Write out the opening lines of the data word for word, up to and including the line with "const yTicks = [0, 5000, 10000, 15000, 20000, 25000];", and leave every picture and every later line out.

Data shown
☆ ☆ ☆ ☆

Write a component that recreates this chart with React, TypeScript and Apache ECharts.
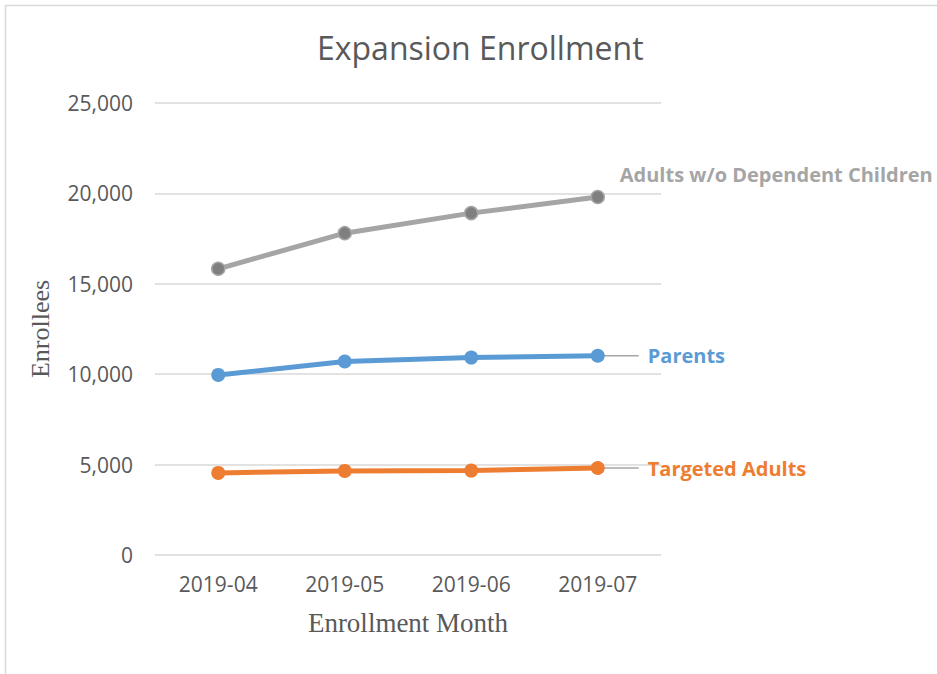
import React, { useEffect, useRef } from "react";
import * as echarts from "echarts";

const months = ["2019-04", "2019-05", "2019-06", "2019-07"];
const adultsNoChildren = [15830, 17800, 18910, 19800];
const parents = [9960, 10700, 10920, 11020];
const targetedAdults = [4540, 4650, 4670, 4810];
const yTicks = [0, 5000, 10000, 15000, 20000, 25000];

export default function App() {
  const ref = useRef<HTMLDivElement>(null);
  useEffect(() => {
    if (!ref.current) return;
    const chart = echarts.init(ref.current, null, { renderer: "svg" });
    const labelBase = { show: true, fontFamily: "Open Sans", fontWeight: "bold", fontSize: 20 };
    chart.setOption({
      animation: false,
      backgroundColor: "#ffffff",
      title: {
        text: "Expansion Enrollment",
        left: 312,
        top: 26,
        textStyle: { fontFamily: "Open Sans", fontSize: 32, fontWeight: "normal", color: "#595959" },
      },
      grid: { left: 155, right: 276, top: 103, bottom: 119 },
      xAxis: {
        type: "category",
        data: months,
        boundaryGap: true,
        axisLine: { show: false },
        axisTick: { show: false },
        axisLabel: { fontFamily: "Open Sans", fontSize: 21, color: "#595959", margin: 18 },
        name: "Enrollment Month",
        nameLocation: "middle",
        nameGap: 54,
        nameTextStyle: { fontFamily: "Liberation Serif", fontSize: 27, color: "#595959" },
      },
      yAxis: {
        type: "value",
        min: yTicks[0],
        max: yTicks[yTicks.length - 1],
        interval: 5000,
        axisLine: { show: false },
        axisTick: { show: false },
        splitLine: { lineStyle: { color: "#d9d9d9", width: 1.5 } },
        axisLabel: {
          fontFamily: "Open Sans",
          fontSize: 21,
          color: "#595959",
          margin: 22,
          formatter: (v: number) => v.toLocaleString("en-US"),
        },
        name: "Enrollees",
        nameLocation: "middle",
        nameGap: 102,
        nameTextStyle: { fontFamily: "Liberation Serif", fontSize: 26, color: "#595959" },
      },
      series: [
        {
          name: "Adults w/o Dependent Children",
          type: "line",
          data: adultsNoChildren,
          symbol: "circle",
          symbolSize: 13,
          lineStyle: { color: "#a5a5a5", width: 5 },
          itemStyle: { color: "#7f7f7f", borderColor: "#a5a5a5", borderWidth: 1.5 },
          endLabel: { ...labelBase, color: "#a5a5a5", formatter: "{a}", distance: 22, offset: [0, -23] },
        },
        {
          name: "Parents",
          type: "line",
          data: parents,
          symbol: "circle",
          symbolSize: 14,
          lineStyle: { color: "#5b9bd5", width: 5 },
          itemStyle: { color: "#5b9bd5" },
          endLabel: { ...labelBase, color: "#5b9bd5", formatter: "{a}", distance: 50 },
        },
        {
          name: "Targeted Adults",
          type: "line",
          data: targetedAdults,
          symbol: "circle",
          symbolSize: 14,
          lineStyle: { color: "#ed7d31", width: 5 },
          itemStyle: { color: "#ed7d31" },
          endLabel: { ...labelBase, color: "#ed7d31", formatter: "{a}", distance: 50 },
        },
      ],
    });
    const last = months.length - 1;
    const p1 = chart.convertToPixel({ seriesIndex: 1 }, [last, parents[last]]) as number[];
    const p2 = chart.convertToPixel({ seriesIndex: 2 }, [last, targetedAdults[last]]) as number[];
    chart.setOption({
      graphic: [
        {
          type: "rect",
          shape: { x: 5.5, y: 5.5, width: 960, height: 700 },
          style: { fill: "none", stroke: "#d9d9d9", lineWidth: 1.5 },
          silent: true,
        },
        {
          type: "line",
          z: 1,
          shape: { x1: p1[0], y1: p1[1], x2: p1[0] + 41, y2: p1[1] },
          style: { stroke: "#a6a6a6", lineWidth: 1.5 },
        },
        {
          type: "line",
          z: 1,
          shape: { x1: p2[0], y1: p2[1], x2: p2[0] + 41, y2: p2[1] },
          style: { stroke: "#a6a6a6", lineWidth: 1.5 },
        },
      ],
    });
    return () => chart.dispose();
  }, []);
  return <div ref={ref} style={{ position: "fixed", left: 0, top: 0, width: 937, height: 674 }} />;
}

☆ ☆ ☆ ☆

Correct output
Write a component that recreates this chart with React, TypeScript and Apache ECharts.
import React, { useEffect, useRef } from "react";
import * as echarts from "echarts";

const months = ["2019-04", "2019-05", "2019-06", "2019-07"];
const adultsNoChildren = [15830, 17800, 18910, 19800];
const parents = [9960, 10700, 10920, 11020];
const targetedAdults = [4540, 4650, 4670, 4810];
const yTicks = [0, 5000, 10000, 15000, 20000, 25000];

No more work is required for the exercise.